TASK INSTRUCTIONS |
Using the material below, copy every line where "this" appears.

* BEGIN EXERCISE INPUTS *

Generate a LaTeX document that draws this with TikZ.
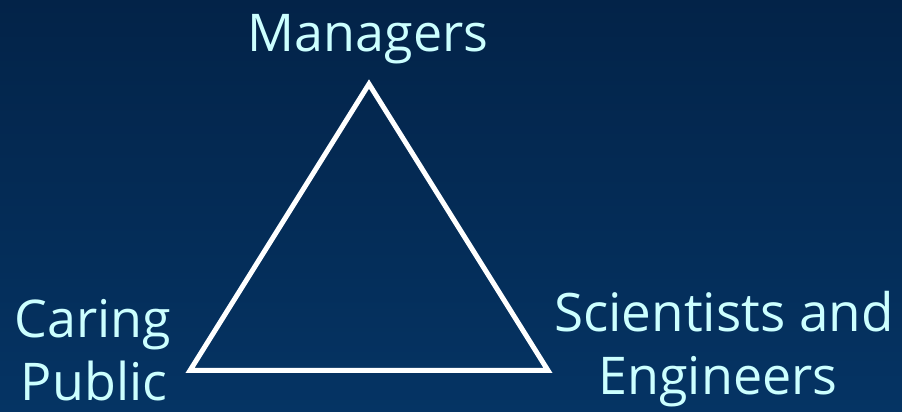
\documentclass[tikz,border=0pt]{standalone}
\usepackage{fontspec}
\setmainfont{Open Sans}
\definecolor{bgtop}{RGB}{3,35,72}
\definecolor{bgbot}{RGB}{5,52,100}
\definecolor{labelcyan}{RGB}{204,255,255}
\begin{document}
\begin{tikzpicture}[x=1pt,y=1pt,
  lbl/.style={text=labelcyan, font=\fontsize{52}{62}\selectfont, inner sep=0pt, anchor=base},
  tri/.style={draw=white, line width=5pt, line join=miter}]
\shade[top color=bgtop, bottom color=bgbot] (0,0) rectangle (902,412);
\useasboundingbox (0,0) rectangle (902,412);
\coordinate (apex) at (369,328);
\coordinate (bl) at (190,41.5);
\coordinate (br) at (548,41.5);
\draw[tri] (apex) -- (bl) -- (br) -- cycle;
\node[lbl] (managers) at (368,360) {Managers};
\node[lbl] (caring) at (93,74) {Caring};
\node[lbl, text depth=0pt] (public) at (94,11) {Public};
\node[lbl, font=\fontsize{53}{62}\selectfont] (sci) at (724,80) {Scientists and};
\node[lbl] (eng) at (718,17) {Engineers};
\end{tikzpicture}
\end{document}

* END EXERCISE INPUTS *
* BEGIN EXERCISE INPUTS *

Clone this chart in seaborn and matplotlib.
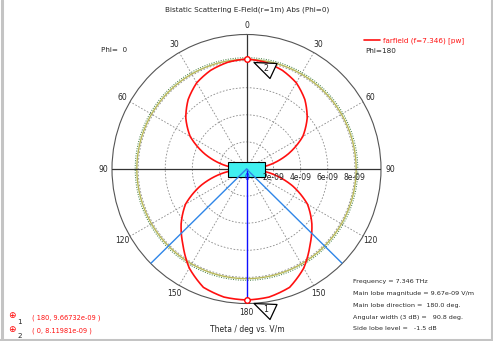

* END EXERCISE INPUTS *

TASK OUTPUT |
Generate a LaTeX document that draws this with TikZ.
Clone this chart in seaborn and matplotlib.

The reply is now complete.